A heron flew over the fish after a while and they scuttled back under the weed. I took the oportunity to add some more bait, this time making sure it went in right at the front of the hole. After about 15minutes the barbel started to tentatively return to feeding. Eventually they were all out on the gravel, with the biggie sitting at the back again. I decided that the only approach to single her out was a long hooklength that might pass over the fish at the head of the shoal.

So on went my trusted combi-link of 10lb mono tied to a small swivel and 10lb Drennan sink-braid hooklength, knot-less knotted to a size 10 hook and 2 small pellets for bait. I tied it in a rather ungainly 5 foot length, and waiting until I knew exactly were all the fish were made a cast. The 3/4oz lead gently entered at the head of the hole through some weed and landed on the bottom without disturbing the fish feeding heartily on the pellets. The long hooklength did its job and bypassed these fish to gently rest a foot or so below them in an area being patrolled by the bigger fish. Almost immediately you could tell she'd seen them as she started moving over. I couldn't actually make out the bait as it had sunk into the gravel but the fish was soon working the area. The line trembled, there was a couple of tentative pulls and then the big fish left the swim at rate of knots closely followed by the rod tip.

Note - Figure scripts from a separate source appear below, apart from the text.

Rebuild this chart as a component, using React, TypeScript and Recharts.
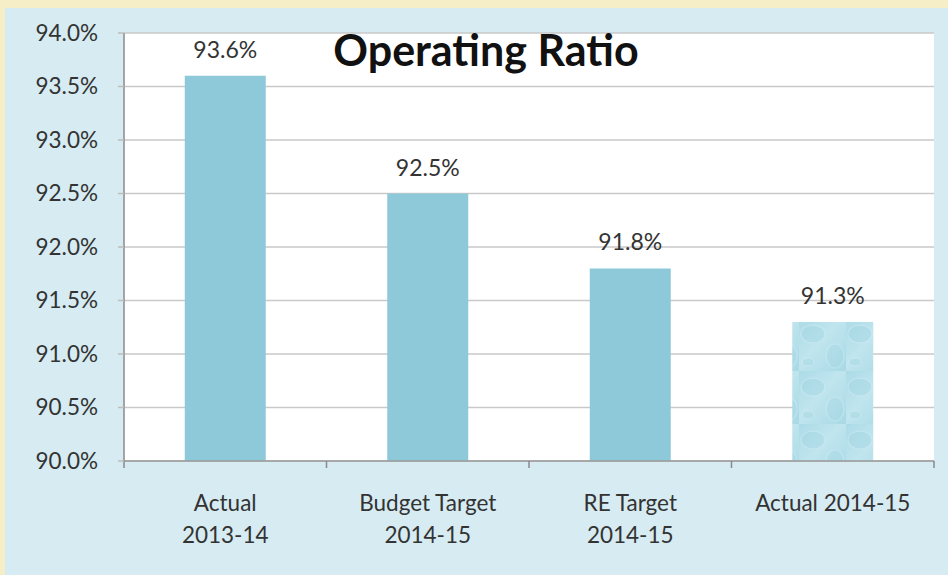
import { BarChart, Bar, XAxis, YAxis, CartesianGrid, LabelList, Cell } from "recharts";

const categories = ["Actual\n2013-14", "Budget Target\n2014-15", "RE Target\n2014-15", "Actual 2014-15"];
const ratios = [93.6, 92.5, 91.8, 91.3];
const yTicks = [90, 90.5, 91, 91.5, 92, 92.5, 93, 93.5, 94];
const edgeTicks = [0, 1, 2, 3, 4];
const title = "Operating Ratio";

const rows = categories.map((c, i) => ({ name: c, value: ratios[i], edge: i }));

const FONT = "Lato, 'Open Sans', sans-serif";
const pct = (v: number) => `${v.toFixed(1)}%`;

function CatTick({ x, y, payload }: { x?: number; y?: number; payload?: { value: string } }) {
  const lines = String(payload?.value ?? "").split("\n");
  return (
    <text x={x} y={y} textAnchor="middle" fill="#333" fontSize={22.5} fontFamily={FONT}>
      {lines.map((l, i) => (
        <tspan key={i} x={x} dy={i === 0 ? 34 : 32}>{l}</tspan>
      ))}
    </text>
  );
}

function NoLabel() {
  return <g />;
}

export default function App() {
  return (
    <div style={{ position: "relative", width: 948, height: 575, background: "#f6eec6", overflow: "hidden" }}>
      <style>{"body{margin:0}"}</style>
      <div style={{ position: "absolute", left: 5, top: 8, right: 0, bottom: 0, background: "#d6ebf2" }} />
      <div style={{ position: "absolute", left: 0, top: 0 }}>
        <BarChart width={948} height={575} data={rows} margin={{ top: 33, right: 14, bottom: 14, left: 0 }} barCategoryGap="30%">
          <defs>
            <linearGradient id="waterBase" x1="0" y1="0" x2="1" y2="1">
              <stop offset="0%" stopColor="#abdbe7" />
              <stop offset="45%" stopColor="#c0e5ee" />
              <stop offset="100%" stopColor="#a8d9e5" />
            </linearGradient>
            <pattern id="water" patternUnits="userSpaceOnUse" width="47" height="53">
              <rect width="47" height="53" fill="url(#waterBase)" />
              <ellipse cx="14" cy="16" rx="12" ry="9" fill="#a2d4e1" opacity="0.45" stroke="#d3edf4" strokeWidth="1.2" />
              <ellipse cx="36" cy="38" rx="9" ry="12" fill="#a5d6e2" opacity="0.4" stroke="#d5eef5" strokeWidth="1.2" />
              <ellipse cx="9" cy="44" rx="6" ry="4" fill="#9ed2df" opacity="0.35" stroke="#dbf0f6" strokeWidth="1" />
            </pattern>
          </defs>
          <CartesianGrid yAxisId="y" xAxisId="b" vertical={false} stroke="#c9c9c9" strokeWidth={1.5} fill="#ffffff" />
          <XAxis xAxisId="b" dataKey="name" height={92} interval={0} tickLine={false}
            axisLine={false} tick={<CatTick />} />
          <XAxis xAxisId="a" dataKey="edge" type="number" domain={[0, 4]} ticks={edgeTicks} height={8}
            allowDataOverflow axisLine={{ stroke: "#9a9a9a", strokeWidth: 1.5 }} tick={NoLabel}
            tickLine={{ stroke: "#8a8a8a", strokeWidth: 1.5 }} tickSize={7} />
          <YAxis yAxisId="y" width={124} domain={[90, 94]} ticks={yTicks} tickFormatter={pct}
            axisLine={{ stroke: "#8a8a8a", strokeWidth: 1.5 }} tickLine={{ stroke: "#bdbdbd", strokeWidth: 1.5 }}
            tickSize={6} tickMargin={20}
            tick={{ fill: "#333", fontSize: 22.5, fontFamily: FONT }} allowDataOverflow />
          <Bar xAxisId="b" yAxisId="y" dataKey="value" isAnimationActive={false} baseValue={90}>
            {rows.map((_, i) => (
              <Cell key={i} fill={i === rows.length - 1 ? "url(#water)" : "#8ec9da"} />
            ))}
            <LabelList dataKey="value" position="top" offset={18} formatter={(v: number) => pct(v)}
              fill="#333" fontSize={23} fontFamily={FONT} />
          </Bar>
        </BarChart>
      </div>
      <div style={{ position: "absolute", left: 0, width: 972, top: 25, textAlign: "center", fontFamily: FONT, fontWeight: 700, fontSize: 43, color: "#111", lineHeight: "50px" }}>
        {title}
      </div>
    </div>
  );
}
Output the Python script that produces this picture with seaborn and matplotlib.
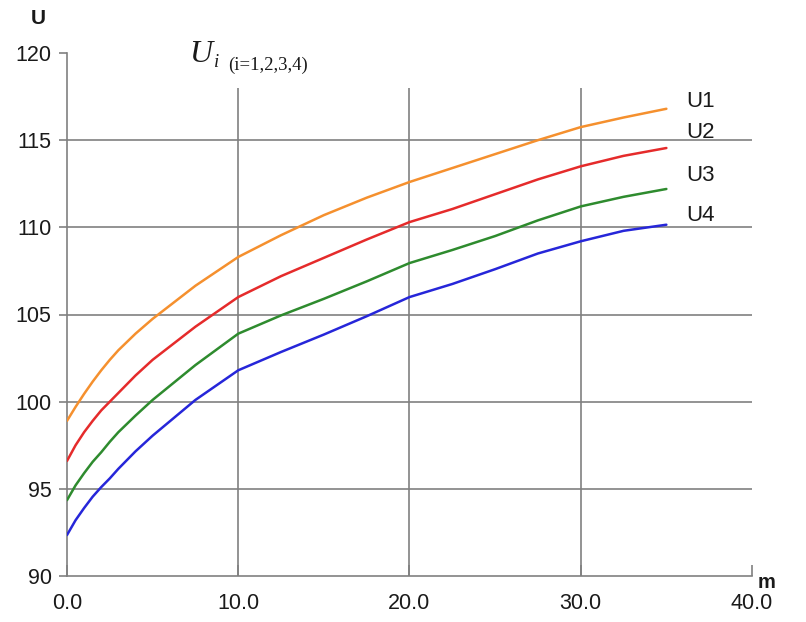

Fish on!

After a great fight with the fish in and out of the weeds, and making a number of good runs in the pool below, it eventually rolled on the top and into the net. The small barbless hook was just in the corner of the mouth and having popped it out I had my first look at the fish. It was an absolute stunner, not a scale or fin out of place and hardly looked as if it had been hooked...

On the scales she went 13lb 6oz. What a great start to the season.